Heard's lawyer focuses on Depp's texts: "Let's burn Amber"
Attorneys for actor Amber Heard sought to undermine Johnny Depp's libel lawsuit against her Thursday by spending hours in court focused on the actor's drinking, drug use and texts he sent to friends — including one about wanting to kill and defile his then-wife.
Heard's lawyers referenced Depp's history of trashing hotel rooms and his smashing of a bathroom sconce during an argument with Heard. Depp is also facing a lawsuit filed by a member of a film crew who alleges he was assaulted in 2018.
The attorneys are trying to derail Depp's libel lawsuit against Heard that alleges that she falsely portrayed him as a domestic abuser and ruined his lucrative acting career. They argue that Depp did indeed abuse Heard, both physically and sexually, and claim that Depp can't deny it because he was often drunk and high on drugs to the point of blacking out.
"I, of course, pounded and displayed ugly colors to Amber on a recent journey," Depp said in a text message to a friend, the actor Paul Bettany, in July 2013, which was shown to jurors.
"I am an insane person and not so fair headed after too much of the drink," Depp continued. "Weed, pills ... Fine!!! Booze??? My capacity is too large and I won't stop ... Ugly and sad ... Oh, how I love it."
Heard lawyer J. Benjamin Rottenborn also focused on another exchange that year between Depp and Bettany in which Depp wrote: "Let's burn Amber!!!"
Bettany responded: "Having thought it through I don't think we should burn Amber."
Depp texted: "Let's drown her before we burn her!!! I will (expletive) her burnt corpse afterwards to make sure she's dead."
Depp has previously apologized to the jury for the vulgar language in the texts and said that "in the heat of the pain I was feeling, I went to dark places."
Rottenborn also showed the jury one of Depp's texts to Bettany in 2014 in which he referenced whiskey, pills and cocaine.
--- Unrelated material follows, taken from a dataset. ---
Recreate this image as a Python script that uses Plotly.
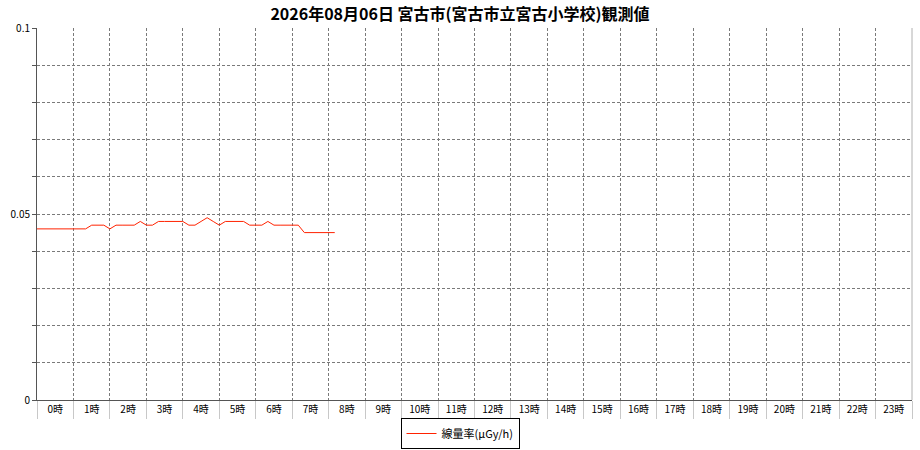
import plotly.graph_objects as go

# 10-minute readings from 0:00 (µGy/h)
dose_rate = [
    0.046, 0.046, 0.046, 0.046, 0.046, 0.046, 0.046, 0.046, 0.046,
    0.047, 0.047, 0.047,
    0.046,
    0.047, 0.047, 0.047, 0.047,
    0.048,
    0.047, 0.047,
    0.048, 0.048, 0.048, 0.048, 0.048,
    0.047, 0.047,
    0.048, 0.049, 0.048,
    0.047,
    0.048, 0.048, 0.048, 0.048,
    0.047, 0.047, 0.047,
    0.048,
    0.047, 0.047, 0.047, 0.047, 0.047,
    0.045, 0.045, 0.045, 0.045, 0.045, 0.045,
]
step_minutes = 10
times = [i * step_minutes / 60 for i in range(len(dose_rate))]

hour_labels = [f"{h}時" for h in range(24)]
hour_centers = [h + 0.5 for h in range(24)]
y_tick_vals = [0, 0.05, 0.1]
y_tick_text = ["0", "0.05", "0.1"]

title_text = "2026年08月06日 宮古市(宮古市立宮古小学校)観測値"
series_name = "線量率(μGy/h)"

font_family = "Noto Sans CJK JP, Noto Sans, sans-serif"
grid_color = "#7a7a7a"
grid_dash = "3px,2px"

fig = go.Figure()
fig.add_trace(go.Scatter(
    x=times, y=dose_rate, mode="lines", name=series_name,
    line=dict(color="#ff2200", width=1),
))

fig.update_layout(
    width=920, height=450,
    margin=dict(l=37, r=8, t=28, b=50),
    paper_bgcolor="white", plot_bgcolor="white",
    font=dict(family=font_family, size=10, color="black"),
    title=dict(text="<b>" + title_text + "</b>", x=0.5, xanchor="center",
               y=1 - 14 / 450, yanchor="middle", automargin=False,
               font=dict(family=font_family, size=16, color="black")),
    showlegend=True,
    # container refs so the legend does not push the bottom margin
    legend=dict(orientation="h", xref="container", yref="container",
                x=0.5, xanchor="center", y=1 - 449 / 450, yanchor="bottom",
                bordercolor="black", borderwidth=1, bgcolor="white",
                font=dict(size=11), itemwidth=30, tracegroupgap=0),
)

fig.update_xaxes(
    range=[0, 24], tickvals=hour_centers, ticktext=hour_labels,
    ticks="", showgrid=False, zeroline=False, automargin=False,
    showline=True, linecolor="#555555", linewidth=1,
    minor=dict(dtick=1, tick0=0, showgrid=True, gridcolor=grid_color,
               griddash=grid_dash, gridwidth=1,
               ticks="outside", ticklen=18, tickcolor="#c8c8c8", tickwidth=1),
    fixedrange=True,
)
fig.update_yaxes(
    range=[0, 0.1], tickvals=y_tick_vals, ticktext=y_tick_text,
    ticks="outside", ticklen=4, tickcolor="#555555", automargin=False,
    showgrid=True, gridcolor=grid_color, griddash=grid_dash, gridwidth=1,
    zeroline=False, showline=True, linecolor="#555555", linewidth=1,
    minor=dict(dtick=0.01, tick0=0, showgrid=True, gridcolor=grid_color,
               griddash=grid_dash, gridwidth=1,
               ticks="outside", ticklen=4, tickcolor="#555555"),
    fixedrange=True,
)

# light frame on the right edge of the plot area
fig.add_shape(type="line", xref="paper", yref="paper", x0=1, x1=1, y0=0, y1=1,
              line=dict(color="#b0b0b0", width=1))

# page body has a default 8px margin; drop it so the figure fills the window
page_fix = "document.body.style.margin='0';document.body.style.overflow='hidden';"
fig.write_html("out.html", post_script=page_fix,
               config={"displayModeBar": False})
The texts were sent during a period in which Depp said he had stopped drinking. And they were sent around the time of a private flight from Boston to Los Angeles, during which Heard had said that Depp became blackout intoxicated and assaulted her.
Rottenborn presented texts that Depp sent to Bettany that said he drank "all night before I picked Amber up to fly to LA this past Sunday … Ugly, mate … No food for days … Powders … Half a bottle of Whiskey, a thousand red bull and vodkas, pills, 2 bottles of Champers on plane …"
Depp had previously testified that he took two oxycodone pills — an opiate to which he admits he was addicted at the time — and locked himself in the plane bathroom and fell asleep to avoid her badgering. He also disputes that he was drunk on the flight, saying he drank only a glass of champagne as he boarded the plane.
But Rottenborn also showed the jury Depp's expressions of contrition following the flight.
"Once again I find myself in a place of shame and regret," Depp wrote to Heard. "Of course, I am sorry. I really don't know why, or what happened. But I will never do it again … My illness somehow crept up and grabbed me … I must get better. And I will. For us both. Starting today. I love you. Again, I am so sorry. So sorry."
The jury also saw a written apology from Depp to Heard's father in which the actor said he "(messed) up and went too far" in a fight with Heard. But Depp noted on the stand that the message did not say the fight was physical.
Multiple audio recordings of the couple's conversations were played in court. In one, Heard told Depp he vomited in his sleep. In another discussion, it sounds as if Depp said he had head-butted Heard.
"I was using the words that Ms. Heard was using," Depp countered. "But there was not an intentional head-butt. And if you want to have a peaceful conversation with Ms. Heard, you might have to placate just a little bit."
Depp has been on the stand in Fairfax County Circuit Court since Tuesday afternoon. The actor has spent much of that time describing the couple's volatile relationship and denying that he ever abused Heard.
Depp said that Heard often violently attacked him. And he argued that his movie career suffered after she wrote a 2018 op-ed piece in The Washington Post, which prompted his libel lawsuit against Heard.
Heard never mentioned Depp by name in the article, but Depp's lawyers said it was a clear reference to accusations Heard made when she sought a 2016 restraining order against him.
Depp said the accusations and the article contributed to an unfairly ruined reputation that made him a Hollywood outcast and cost him his role in the lucrative "Pirates of the Caribbean" movie franchise.
When cross-examination began Wednesday, Rottenborn pointed to evidence that Disney made that decision months before the article's publication. Her attorneys have said that Depp's damaged reputation was due to his own bad behavior.
Rottenborn's cross-examination of Depp lasted all of Thursday and is scheduled to continue Monday.